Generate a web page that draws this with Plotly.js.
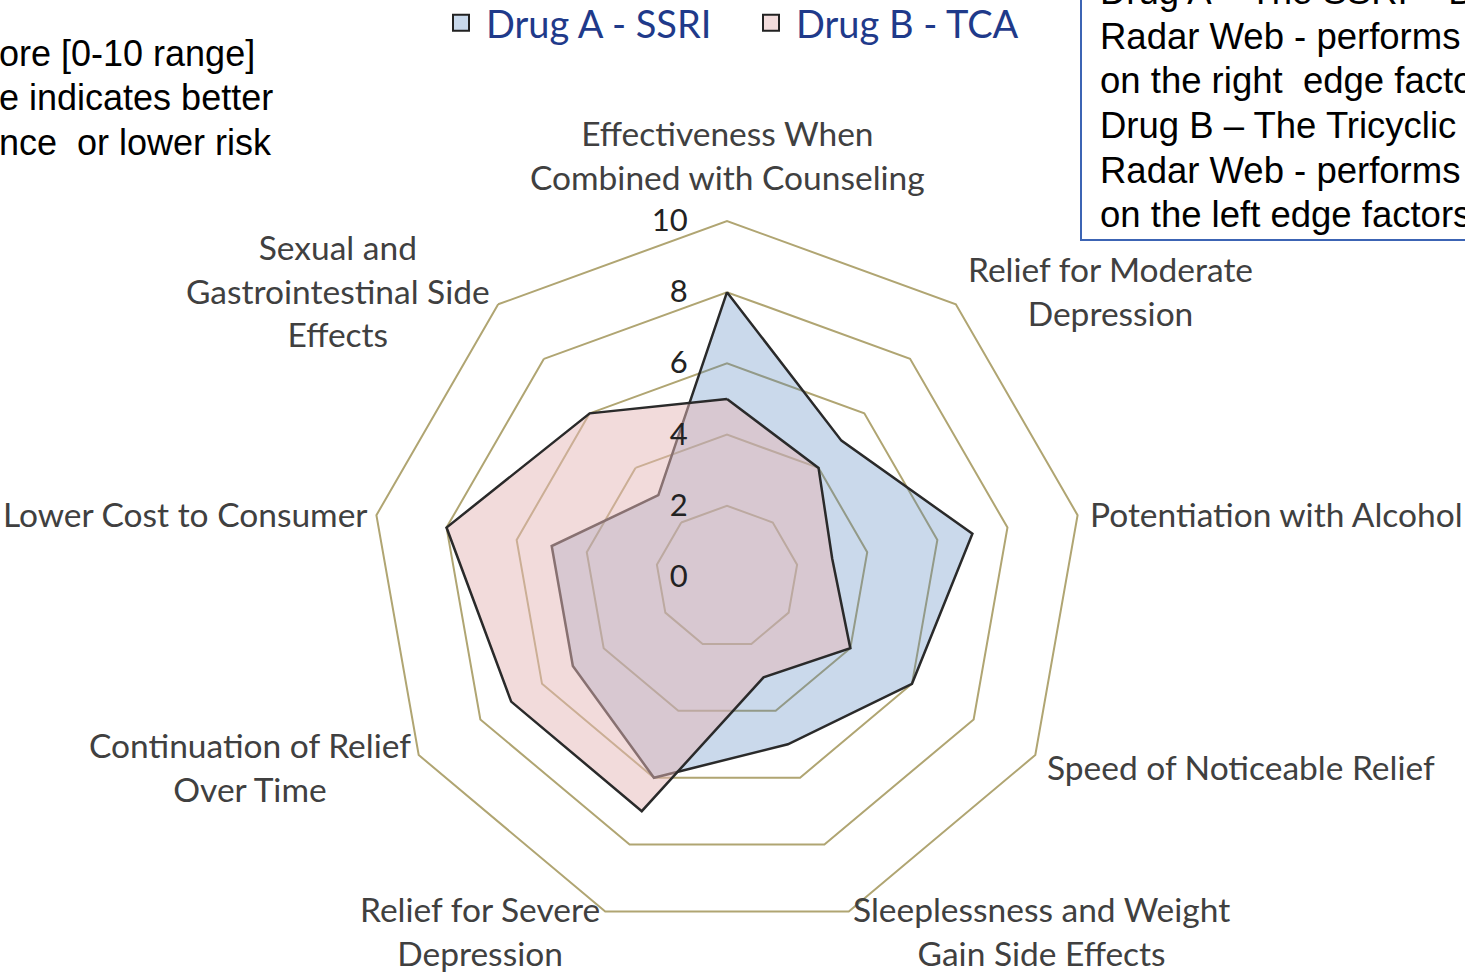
<!DOCTYPE html>
<html>
<head>
<meta charset="utf-8">
<script src="https://cdn.plot.ly/plotly-3.0.1.min.js"></script>
<style>
  html, body { margin: 0; padding: 0; background: #ffffff; }
  #chart { width: 1465px; height: 973px; }
</style>
</head>
<body>
<div id="chart"></div>
<script>
// ---- data ----
const categories = [
  'Effectiveness When<br>Combined with Counseling',
  'Relief for Moderate<br>Depression',
  'Potentiation with Alcohol',
  'Speed of Noticeable Relief',
  'Sleeplessness and Weight<br>Gain Side Effects',
  'Relief for Severe<br>Depression',
  'Continuation of Relief<br>Over Time',
  'Lower Cost to Consumer',
  'Sexual and<br>Gastrointestinal Side<br>Effects'
];
const drugA = [8, 5, 7, 6, 5, 6, 5, 5, 3];
const drugB = [5, 4, 3, 4, 3, 7, 7, 8, 6];
const seriesNames = ['Drug A - SSRI', 'Drug B - TCA'];
const radialTicks = [0, 2, 4, 6, 8, 10];
const noteLeft = ['ore [0-10 range]', 'e indicates better', 'nce \u00a0or lower risk'];
const noteRight = [
  'Drug A \u2013 The SSRI \u2013 B',
  'Radar Web - performs',
  'on the right \u00a0edge facto',
  'Drug B \u2013 The Tricyclic',
  'Radar Web - performs',
  'on the left edge factors'
];

// ---- build ----
const W = 1465, H = 973;
function closed(a) { return a.concat([a[0]]); }
const gridCol = '#b0a572';
const outline = '#2a2a2a';
const cx = 727, cy = 577, R = 356;
const px = x => x / W;
const py = y => 1 - y / H;

const traces = [
  {
    type: 'scatterpolar', mode: 'lines',
    r: closed(drugA), theta: closed(categories),
    fill: 'toself', fillcolor: 'rgba(79,129,189,0.30)',
    line: { color: outline, width: 2.5 },
    name: seriesNames[0], showlegend: false, hoverinfo: 'skip'
  },
  {
    type: 'scatterpolar', mode: 'lines',
    r: closed(drugB), theta: closed(categories),
    fill: 'toself', fillcolor: 'rgba(229,183,183,0.50)',
    line: { color: outline, width: 2.5 },
    name: seriesNames[1], showlegend: false, hoverinfo: 'skip'
  },
  {
    type: 'scatterpolar', mode: 'markers', r: [null], theta: [categories[0]],
    name: seriesNames[0], hoverinfo: 'skip',
    marker: { symbol: 'square', size: 16, color: '#c9d9ec', line: { color: '#222', width: 2 } }
  },
  {
    type: 'scatterpolar', mode: 'markers', r: [null], theta: [categories[0]],
    name: seriesNames[1], hoverinfo: 'skip',
    marker: { symbol: 'square', size: 16, color: '#f2dcdc', line: { color: '#222', width: 2 } }
  }
];

// category labels placed just outside the outer ring, Excel-style (centered text blocks)
const labelFont = { family: 'Lato, sans-serif', size: 33.5, color: '#404040' };
const catAnnots = categories.map((c, i) => {
  const th = i * 2 * Math.PI / categories.length;
  const s = Math.sin(th), co = Math.cos(th);
  const vx = cx + R * s, vy = cy - R * co;
  let x, y, xa, ya = 'middle';
  if (Math.abs(s) < 0.2) {           // top
    x = vx; y = vy - 22; xa = 'center'; ya = 'bottom';
  } else if (co < -0.8) {            // bottom pair
    x = vx + (s > 0 ? 2 : -3); y = vy + 19; xa = s > 0 ? 'left' : 'right';
  } else {                           // sides
    x = vx + (s > 0 ? 10 : -6); y = vy + 2 - 20 * co; xa = s > 0 ? 'left' : 'right';
  }
  return {
    xref: 'paper', yref: 'paper', x: px(x), y: py(y), xanchor: xa, yanchor: ya,
    align: 'center', showarrow: false, text: c, font: labelFont
  };
});

const noteFont = { family: 'Liberation Sans, Arial, sans-serif', size: 36, color: '#000' };
const leftAnnots = noteLeft.map((t, i) => ({
  xref: 'paper', yref: 'paper', x: 0, y: py(53 + i * 44.5), xanchor: 'left', yanchor: 'middle',
  xshift: -3, showarrow: false, text: t, font: noteFont
}));
const rightAnnots = noteRight.map((t, i) => ({
  xref: 'paper', yref: 'paper', x: px(1098), y: py(-8 + i * 44.5), xanchor: 'left', yanchor: 'middle',
  showarrow: false, text: t, font: Object.assign({}, noteFont, { size: 36.5 })
}));

const layout = {
  width: W, height: H,
  margin: { l: 0, r: 0, t: 0, b: 0, pad: 0, autoexpand: false },
  paper_bgcolor: '#ffffff',
  font: { family: 'Lato, sans-serif', color: '#404040' },
  showlegend: true,
  legend: {
    orientation: 'h', x: px(436), xanchor: 'left', y: py(23), yanchor: 'middle',
    font: { family: 'Lato, sans-serif', size: 38, color: '#1f3a8a' },
    bgcolor: 'rgba(0,0,0,0)', entrywidth: 255, entrywidthmode: 'pixels',
    itemwidth: 40
  },
  polar: {
    domain: { x: [px(cx - R), px(cx + R)], y: [py(cy + R), py(cy - R)] },
    bgcolor: 'rgba(0,0,0,0)',
    gridshape: 'linear',
    angularaxis: {
      rotation: 90, direction: 'clockwise',
      showline: true, linecolor: gridCol, linewidth: 2,
      showgrid: false, ticks: '', showticklabels: false
    },
    radialaxis: {
      range: [0, 10], tickvals: radialTicks, angle: 90, tickangle: 90,
      side: 'counterclockwise',
      showline: false, showgrid: true, gridcolor: gridCol, gridwidth: 2,
      ticks: 'outside', ticklen: 28, tickcolor: 'rgba(0,0,0,0)',
      tickfont: { family: 'Lato, sans-serif', size: 31, color: '#222' }
    }
  },
  shapes: [
    {
      type: 'rect', xref: 'paper', yref: 'paper',
      x0: px(1081), x1: 1.1, y0: py(240), y1: 1.1,
      line: { color: '#3c64b4', width: 2 }, fillcolor: 'rgba(0,0,0,0)'
    }
  ],
  annotations: catAnnots.concat(leftAnnots, rightAnnots)
};

Plotly.newPlot('chart', traces, layout, { displayModeBar: false, responsive: false });
</script>
</body>
</html>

___

Your goal :: Quote in full the listing given above; the images are to be left out.

Exercise solution ::
Generate a web page that draws this with Plotly.js.
<!DOCTYPE html>
<html>
<head>
<meta charset="utf-8">
<script src="https://cdn.plot.ly/plotly-3.0.1.min.js"></script>
<style>
  html, body { margin: 0; padding: 0; background: #ffffff; }
  #chart { width: 1465px; height: 973px; }
</style>
</head>
<body>
<div id="chart"></div>
<script>
// ---- data ----
const categories = [
  'Effectiveness When<br>Combined with Counseling',
  'Relief for Moderate<br>Depression',
  'Potentiation with Alcohol',
  'Speed of Noticeable Relief',
  'Sleeplessness and Weight<br>Gain Side Effects',
  'Relief for Severe<br>Depression',
  'Continuation of Relief<br>Over Time',
  'Lower Cost to Consumer',
  'Sexual and<br>Gastrointestinal Side<br>Effects'
];
const drugA = [8, 5, 7, 6, 5, 6, 5, 5, 3];
const drugB = [5, 4, 3, 4, 3, 7, 7, 8, 6];
const seriesNames = ['Drug A - SSRI', 'Drug B - TCA'];
const radialTicks = [0, 2, 4, 6, 8, 10];
const noteLeft = ['ore [0-10 range]', 'e indicates better', 'nce \u00a0or lower risk'];
const noteRight = [
  'Drug A \u2013 The SSRI \u2013 B',
  'Radar Web - performs',
  'on the right \u00a0edge facto',
  'Drug B \u2013 The Tricyclic',
  'Radar Web - performs',
  'on the left edge factors'
];

// ---- build ----
const W = 1465, H = 973;
function closed(a) { return a.concat([a[0]]); }
const gridCol = '#b0a572';
const outline = '#2a2a2a';
const cx = 727, cy = 577, R = 356;
const px = x => x / W;
const py = y => 1 - y / H;

const traces = [
  {
    type: 'scatterpolar', mode: 'lines',
    r: closed(drugA), theta: closed(categories),
    fill: 'toself', fillcolor: 'rgba(79,129,189,0.30)',
    line: { color: outline, width: 2.5 },
    name: seriesNames[0], showlegend: false, hoverinfo: 'skip'
  },
  {
    type: 'scatterpolar', mode: 'lines',
    r: closed(drugB), theta: closed(categories),
    fill: 'toself', fillcolor: 'rgba(229,183,183,0.50)',
    line: { color: outline, width: 2.5 },
    name: seriesNames[1], showlegend: false, hoverinfo: 'skip'
  },
  {
    type: 'scatterpolar', mode: 'markers', r: [null], theta: [categories[0]],
    name: seriesNames[0], hoverinfo: 'skip',
    marker: { symbol: 'square', size: 16, color: '#c9d9ec', line: { color: '#222', width: 2 } }
  },
  {
    type: 'scatterpolar', mode: 'markers', r: [null], theta: [categories[0]],
    name: seriesNames[1], hoverinfo: 'skip',
    marker: { symbol: 'square', size: 16, color: '#f2dcdc', line: { color: '#222', width: 2 } }
  }
];

// category labels placed just outside the outer ring, Excel-style (centered text blocks)
const labelFont = { family: 'Lato, sans-serif', size: 33.5, color: '#404040' };
const catAnnots = categories.map((c, i) => {
  const th = i * 2 * Math.PI / categories.length;
  const s = Math.sin(th), co = Math.cos(th);
  const vx = cx + R * s, vy = cy - R * co;
  let x, y, xa, ya = 'middle';
  if (Math.abs(s) < 0.2) {           // top
    x = vx; y = vy - 22; xa = 'center'; ya = 'bottom';
  } else if (co < -0.8) {            // bottom pair
    x = vx + (s > 0 ? 2 : -3); y = vy + 19; xa = s > 0 ? 'left' : 'right';
  } else {                           // sides
    x = vx + (s > 0 ? 10 : -6); y = vy + 2 - 20 * co; xa = s > 0 ? 'left' : 'right';
  }
  return {
    xref: 'paper', yref: 'paper', x: px(x), y: py(y), xanchor: xa, yanchor: ya,
    align: 'center', showarrow: false, text: c, font: labelFont
  };
});

const noteFont = { family: 'Liberation Sans, Arial, sans-serif', size: 36, color: '#000' };
const leftAnnots = noteLeft.map((t, i) => ({
  xref: 'paper', yref: 'paper', x: 0, y: py(53 + i * 44.5), xanchor: 'left', yanchor: 'middle',
  xshift: -3, showarrow: false, text: t, font: noteFont
}));
const rightAnnots = noteRight.map((t, i) => ({
  xref: 'paper', yref: 'paper', x: px(1098), y: py(-8 + i * 44.5), xanchor: 'left', yanchor: 'middle',
  showarrow: false, text: t, font: Object.assign({}, noteFont, { size: 36.5 })
}));

const layout = {
  width: W, height: H,
  margin: { l: 0, r: 0, t: 0, b: 0, pad: 0, autoexpand: false },
  paper_bgcolor: '#ffffff',
  font: { family: 'Lato, sans-serif', color: '#404040' },
  showlegend: true,
  legend: {
    orientation: 'h', x: px(436), xanchor: 'left', y: py(23), yanchor: 'middle',
    font: { family: 'Lato, sans-serif', size: 38, color: '#1f3a8a' },
    bgcolor: 'rgba(0,0,0,0)', entrywidth: 255, entrywidthmode: 'pixels',
    itemwidth: 40
  },
  polar: {
    domain: { x: [px(cx - R), px(cx + R)], y: [py(cy + R), py(cy - R)] },
    bgcolor: 'rgba(0,0,0,0)',
    gridshape: 'linear',
    angularaxis: {
      rotation: 90, direction: 'clockwise',
      showline: true, linecolor: gridCol, linewidth: 2,
      showgrid: false, ticks: '', showticklabels: false
    },
    radialaxis: {
      range: [0, 10], tickvals: radialTicks, angle: 90, tickangle: 90,
      side: 'counterclockwise',
      showline: false, showgrid: true, gridcolor: gridCol, gridwidth: 2,
      ticks: 'outside', ticklen: 28, tickcolor: 'rgba(0,0,0,0)',
      tickfont: { family: 'Lato, sans-serif', size: 31, color: '#222' }
    }
  },
  shapes: [
    {
      type: 'rect', xref: 'paper', yref: 'paper',
      x0: px(1081), x1: 1.1, y0: py(240), y1: 1.1,
      line: { color: '#3c64b4', width: 2 }, fillcolor: 'rgba(0,0,0,0)'
    }
  ],
  annotations: catAnnots.concat(leftAnnots, rightAnnots)
};

Plotly.newPlot('chart', traces, layout, { displayModeBar: false, responsive: false });
</script>
</body>
</html>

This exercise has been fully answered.